There is already quite a murmur going around the local scene about Palm Rose, and if you have been lucky enough to catch them live already you will understand why. If you have missed this pleasure so far, then catch up with their debut EP, as it is a superb piece of woozy dream pop, loaded with pulsating rhythms, soaring melodies and some quality song writing. In fact, all the musical ingredients of classic Oxford musical output are in place including judicious use of synths and keys, driving bass, clean guitars and breathy vocals plus strong dynamic awareness with considered use of silence. Except, these guys are from Swindon. How has that happened?

Happen it has though, and Palm Rose remind me of some of my favourite Oxford artists of the last 5 years. I expect to see them wear a furrow in the A420 before long.

Will Lawton & Weasel Howlett – Fossils of the Mind

Wiltshire duo Will and Weasel have conjured up something unique with this debut album. Starting with a spoken word piece borrowed from the ever-eloquent Robin Ince that has been set to a rolling piano piece and drum and bass groove is a strange but wonderful false start. It is with track 2, Hope, that you start to get a better idea of what the guys are all about – piano driven folky Americana with an interesting anthemic pop edge and stabs of urban beats. Perhaps this is what Tom O’Dell fronting Wilco would sound like if produced by Roni Size?

Regardless of how chaotic this sounds, it works. I mean it really works. This is refreshing, fascinating and exciting and a project I am going to be keeping a very close eye on to see how it develops. I suggest you do the same.

Master of None – Master of None

This debut solo release from Little Red’s Ian Mitchell is not what you expect musically. However, it does confirm where the darkness in the song writing of his main band originates from, for this is a very dark and nasty little record indeed – the self-claimed influence of Nick Cave and Tom Waits is indeed writ large all over it.

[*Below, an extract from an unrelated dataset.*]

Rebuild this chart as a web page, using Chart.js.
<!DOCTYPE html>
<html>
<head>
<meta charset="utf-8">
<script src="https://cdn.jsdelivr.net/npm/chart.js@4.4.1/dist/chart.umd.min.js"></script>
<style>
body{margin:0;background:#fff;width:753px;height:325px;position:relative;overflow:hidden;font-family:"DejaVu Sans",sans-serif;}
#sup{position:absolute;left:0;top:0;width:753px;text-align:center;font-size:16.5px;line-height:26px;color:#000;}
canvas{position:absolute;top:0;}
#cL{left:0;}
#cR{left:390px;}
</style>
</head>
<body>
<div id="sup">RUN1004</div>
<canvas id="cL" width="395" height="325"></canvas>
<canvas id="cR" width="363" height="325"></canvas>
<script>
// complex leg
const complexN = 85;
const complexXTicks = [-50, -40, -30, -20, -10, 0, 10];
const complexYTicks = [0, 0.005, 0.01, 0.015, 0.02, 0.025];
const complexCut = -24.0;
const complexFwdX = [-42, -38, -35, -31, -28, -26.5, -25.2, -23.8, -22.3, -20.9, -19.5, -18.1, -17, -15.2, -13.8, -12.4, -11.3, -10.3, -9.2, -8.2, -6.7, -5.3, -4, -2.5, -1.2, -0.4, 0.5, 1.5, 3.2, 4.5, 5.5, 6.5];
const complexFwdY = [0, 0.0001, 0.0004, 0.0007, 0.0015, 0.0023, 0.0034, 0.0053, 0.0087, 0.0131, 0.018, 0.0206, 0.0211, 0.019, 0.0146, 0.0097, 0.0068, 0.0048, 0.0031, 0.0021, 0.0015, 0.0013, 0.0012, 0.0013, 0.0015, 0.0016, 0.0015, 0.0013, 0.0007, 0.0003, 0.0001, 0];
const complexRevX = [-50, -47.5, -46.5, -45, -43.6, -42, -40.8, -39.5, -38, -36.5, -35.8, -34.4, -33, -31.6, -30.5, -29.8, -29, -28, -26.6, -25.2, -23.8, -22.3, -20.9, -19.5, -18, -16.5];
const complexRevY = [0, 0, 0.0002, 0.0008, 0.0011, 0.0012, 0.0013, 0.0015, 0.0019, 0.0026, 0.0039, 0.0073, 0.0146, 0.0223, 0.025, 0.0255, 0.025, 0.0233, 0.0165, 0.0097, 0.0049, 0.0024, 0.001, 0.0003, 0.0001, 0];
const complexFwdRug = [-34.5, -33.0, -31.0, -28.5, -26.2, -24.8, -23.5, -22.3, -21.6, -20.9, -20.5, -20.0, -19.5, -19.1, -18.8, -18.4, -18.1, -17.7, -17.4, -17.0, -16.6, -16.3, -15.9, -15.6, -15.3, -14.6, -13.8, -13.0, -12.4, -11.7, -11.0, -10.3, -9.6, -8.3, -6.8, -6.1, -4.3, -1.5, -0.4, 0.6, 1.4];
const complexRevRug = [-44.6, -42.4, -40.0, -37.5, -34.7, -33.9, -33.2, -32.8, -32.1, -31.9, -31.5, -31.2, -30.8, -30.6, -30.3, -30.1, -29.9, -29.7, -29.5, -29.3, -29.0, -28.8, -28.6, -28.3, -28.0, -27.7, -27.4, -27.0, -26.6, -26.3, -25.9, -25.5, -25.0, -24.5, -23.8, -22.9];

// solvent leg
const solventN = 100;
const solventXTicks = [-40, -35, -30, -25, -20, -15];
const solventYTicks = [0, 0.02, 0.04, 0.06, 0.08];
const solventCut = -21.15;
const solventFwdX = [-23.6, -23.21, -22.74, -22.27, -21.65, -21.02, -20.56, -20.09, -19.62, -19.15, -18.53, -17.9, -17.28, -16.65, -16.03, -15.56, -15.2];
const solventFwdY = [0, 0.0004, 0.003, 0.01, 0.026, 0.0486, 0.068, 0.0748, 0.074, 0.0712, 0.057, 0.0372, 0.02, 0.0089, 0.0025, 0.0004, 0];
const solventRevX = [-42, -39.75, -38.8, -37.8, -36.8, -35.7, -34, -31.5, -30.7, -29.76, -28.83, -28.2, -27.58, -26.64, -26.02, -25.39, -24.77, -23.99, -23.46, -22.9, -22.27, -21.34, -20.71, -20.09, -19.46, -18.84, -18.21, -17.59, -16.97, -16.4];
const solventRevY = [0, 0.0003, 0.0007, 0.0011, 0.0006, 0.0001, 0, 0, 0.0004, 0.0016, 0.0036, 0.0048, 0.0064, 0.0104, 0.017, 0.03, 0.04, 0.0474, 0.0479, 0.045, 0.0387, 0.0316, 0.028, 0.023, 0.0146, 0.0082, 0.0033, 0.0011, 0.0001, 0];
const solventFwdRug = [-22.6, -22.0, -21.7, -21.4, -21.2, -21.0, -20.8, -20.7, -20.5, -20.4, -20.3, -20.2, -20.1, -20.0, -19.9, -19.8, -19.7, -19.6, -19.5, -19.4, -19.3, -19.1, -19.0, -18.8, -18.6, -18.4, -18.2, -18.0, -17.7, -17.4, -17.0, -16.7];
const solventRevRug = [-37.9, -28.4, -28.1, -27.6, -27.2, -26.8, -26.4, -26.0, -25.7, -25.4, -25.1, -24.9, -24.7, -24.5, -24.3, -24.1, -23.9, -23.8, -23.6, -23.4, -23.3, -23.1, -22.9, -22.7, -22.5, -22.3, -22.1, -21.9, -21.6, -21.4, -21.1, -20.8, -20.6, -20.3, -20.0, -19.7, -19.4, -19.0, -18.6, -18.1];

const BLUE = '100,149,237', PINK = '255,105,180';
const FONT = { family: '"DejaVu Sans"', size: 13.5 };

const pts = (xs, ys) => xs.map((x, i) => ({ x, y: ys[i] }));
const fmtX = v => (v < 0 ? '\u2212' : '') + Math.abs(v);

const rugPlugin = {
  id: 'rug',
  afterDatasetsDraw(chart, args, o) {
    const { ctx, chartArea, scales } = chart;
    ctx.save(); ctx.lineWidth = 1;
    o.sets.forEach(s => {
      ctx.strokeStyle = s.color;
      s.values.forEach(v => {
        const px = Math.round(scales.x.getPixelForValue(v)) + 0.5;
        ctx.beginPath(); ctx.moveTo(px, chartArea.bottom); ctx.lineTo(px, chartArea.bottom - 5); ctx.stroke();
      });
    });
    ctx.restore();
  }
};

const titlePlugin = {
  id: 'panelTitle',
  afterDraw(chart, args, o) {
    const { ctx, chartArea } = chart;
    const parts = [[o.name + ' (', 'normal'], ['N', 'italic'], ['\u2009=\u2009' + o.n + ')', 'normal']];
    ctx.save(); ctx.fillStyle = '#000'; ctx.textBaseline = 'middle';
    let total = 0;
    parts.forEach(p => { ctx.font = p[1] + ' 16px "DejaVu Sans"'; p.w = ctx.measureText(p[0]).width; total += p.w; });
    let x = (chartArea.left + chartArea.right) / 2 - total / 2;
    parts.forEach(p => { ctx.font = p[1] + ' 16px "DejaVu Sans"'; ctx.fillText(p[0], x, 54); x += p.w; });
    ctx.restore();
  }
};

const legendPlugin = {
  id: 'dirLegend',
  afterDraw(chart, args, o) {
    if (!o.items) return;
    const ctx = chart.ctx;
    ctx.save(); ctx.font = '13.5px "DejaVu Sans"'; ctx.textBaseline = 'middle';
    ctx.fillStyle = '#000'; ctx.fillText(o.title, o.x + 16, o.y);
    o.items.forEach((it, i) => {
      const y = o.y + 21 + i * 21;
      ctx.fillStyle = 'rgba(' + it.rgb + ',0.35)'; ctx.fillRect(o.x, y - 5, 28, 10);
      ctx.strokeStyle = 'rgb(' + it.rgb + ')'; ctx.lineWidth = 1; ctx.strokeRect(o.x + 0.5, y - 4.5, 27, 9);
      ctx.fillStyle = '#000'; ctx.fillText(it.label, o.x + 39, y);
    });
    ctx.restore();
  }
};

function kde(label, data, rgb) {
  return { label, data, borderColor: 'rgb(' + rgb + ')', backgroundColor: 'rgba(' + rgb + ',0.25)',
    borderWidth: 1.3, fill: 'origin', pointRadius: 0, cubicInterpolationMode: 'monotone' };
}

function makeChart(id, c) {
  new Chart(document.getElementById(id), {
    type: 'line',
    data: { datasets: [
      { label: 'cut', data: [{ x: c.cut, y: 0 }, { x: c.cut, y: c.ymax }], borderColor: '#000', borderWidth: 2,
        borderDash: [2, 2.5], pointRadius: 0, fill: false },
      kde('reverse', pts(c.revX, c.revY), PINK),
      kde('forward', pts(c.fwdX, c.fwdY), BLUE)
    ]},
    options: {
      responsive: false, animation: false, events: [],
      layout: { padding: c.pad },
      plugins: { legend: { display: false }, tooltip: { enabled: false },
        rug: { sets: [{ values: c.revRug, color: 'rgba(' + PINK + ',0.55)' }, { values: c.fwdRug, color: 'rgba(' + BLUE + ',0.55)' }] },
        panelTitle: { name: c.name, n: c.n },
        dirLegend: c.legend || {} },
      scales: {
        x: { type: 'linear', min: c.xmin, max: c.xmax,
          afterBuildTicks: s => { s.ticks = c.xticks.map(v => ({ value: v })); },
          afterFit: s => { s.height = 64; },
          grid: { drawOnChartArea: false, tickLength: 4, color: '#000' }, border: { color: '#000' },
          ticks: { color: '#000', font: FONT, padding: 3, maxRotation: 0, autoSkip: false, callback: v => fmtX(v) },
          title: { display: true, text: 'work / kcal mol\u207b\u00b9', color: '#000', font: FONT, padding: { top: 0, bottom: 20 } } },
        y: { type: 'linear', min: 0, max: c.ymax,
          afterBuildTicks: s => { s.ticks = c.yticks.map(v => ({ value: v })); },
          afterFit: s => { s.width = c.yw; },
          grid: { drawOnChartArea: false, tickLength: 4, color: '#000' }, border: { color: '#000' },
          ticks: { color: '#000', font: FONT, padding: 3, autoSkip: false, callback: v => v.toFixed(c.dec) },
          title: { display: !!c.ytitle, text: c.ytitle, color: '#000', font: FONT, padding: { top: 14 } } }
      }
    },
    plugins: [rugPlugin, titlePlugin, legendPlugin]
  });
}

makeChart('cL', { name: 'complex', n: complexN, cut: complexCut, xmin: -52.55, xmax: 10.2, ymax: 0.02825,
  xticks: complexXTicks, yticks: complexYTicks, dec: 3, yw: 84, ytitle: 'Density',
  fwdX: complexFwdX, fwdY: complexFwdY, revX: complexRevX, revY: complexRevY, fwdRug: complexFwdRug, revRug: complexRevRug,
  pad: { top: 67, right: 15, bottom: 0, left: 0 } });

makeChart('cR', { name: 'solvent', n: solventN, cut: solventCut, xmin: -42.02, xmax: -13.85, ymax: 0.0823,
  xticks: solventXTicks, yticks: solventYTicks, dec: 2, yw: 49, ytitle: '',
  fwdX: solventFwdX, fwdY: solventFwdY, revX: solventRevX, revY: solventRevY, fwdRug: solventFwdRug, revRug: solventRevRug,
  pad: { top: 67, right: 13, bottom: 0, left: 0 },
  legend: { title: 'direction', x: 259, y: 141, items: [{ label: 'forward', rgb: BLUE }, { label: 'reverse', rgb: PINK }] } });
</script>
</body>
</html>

As well as being loaded with shadowy lyrics and themes, there is a serious schizophrenia going on, as the music careers wildly between musical and vocal styles, from soft ballads to raging rants, electro pop to irish jigs. If you listen closely, you can even hear the kitchen sink. However, there is a twisted coherency to it all, an ongoing thread of fucked up-ness for want of a better phrase, that gives it an almost coherent narrative, albeit one dredged up from the bottom of a particularly murky lake of liquid LSD. It is a narrative that deals explicitly with alcoholism, substance abuse, sex, debt, death and mental illness by framing it with some deliciously lo-fi, eclectic, erratic noise in a serious assault on your soul.

As Ian himself has stated, this was written and recorded “to challenge the listener from the ground up. No brief. No limits. No restrictions. No apologies.” It is not for the faint of heart, that is for sure.